The Department of Agriculture had reported losses reaching P3.94 billion due to the impacts of this current El Niño. This evidence presents important implications for government policies on climate change adaptation and disaster risk management alongside the long-term agricultural productivity enhancing program. The National Disaster Risk Reduction and Management Council also reiterated that dry spells, dry conditions, and drought caused by El Niño pose threats to the country’s water supply, agriculture, electricity, health, and public safety, which are already felt by communities across the country. In addition, a recent report from the Institute for Climate and Sustainable Cities warned of power supply shortages from April to June this year, as El Niño threatens the capacity of the country’s hydroelectric power plants.

Reducing climate-related loss and damage (L&D) is an urgent action continuously discussed in climate negotiations. The Philippines has secured seats in two L&D-related climate finance mechanisms: the Global Shield Against Climate Risk, jointly established by the Group of Seven countries and the Vulnerable 20 Group of Finance Ministers; and the recently established Loss and Damage Fund of the United Nations. Both mechanisms provide developing countries with funding to address economic and noneconomic loss and damage due to the impacts of slow onset and extreme weather events. These funds aim to support adaptation strategies through pre-arranged protection, such as risk insurance mechanisms, grants, or concessional financing. Blending these innovative mechanisms with existing climate finance and national and local funding can help countries like the Philippines address potential climate impacts.
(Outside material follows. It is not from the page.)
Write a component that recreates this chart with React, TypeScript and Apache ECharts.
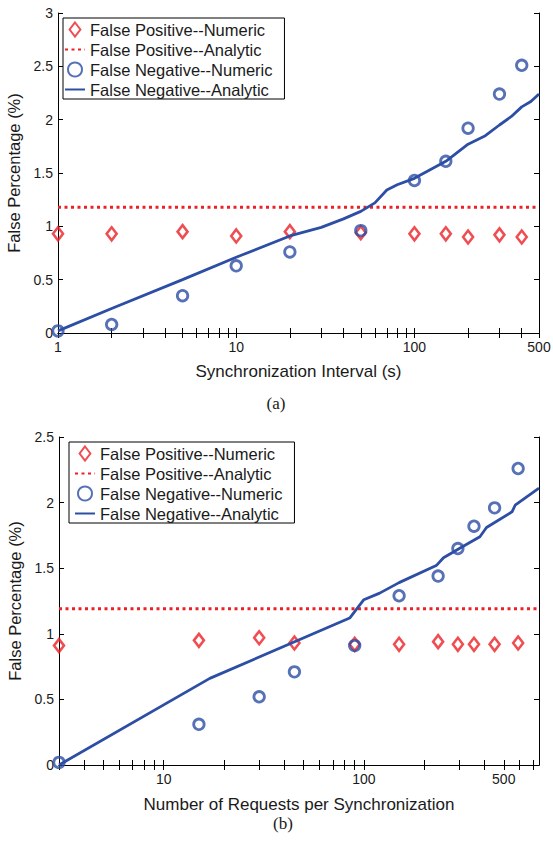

Climate-related policies and programs in the country are well-crafted and can complement international policy mechanisms, although criticized for their siloed approaches. By adapting to the changing response measures needed to address current and emerging issues, climate policies and programs should complement other areas such as sustainable development and humanitarian emergency management especially when contextualized, at the socioeconomic level. We have to look at climate action holistically, breaking the perceived siloed approaches.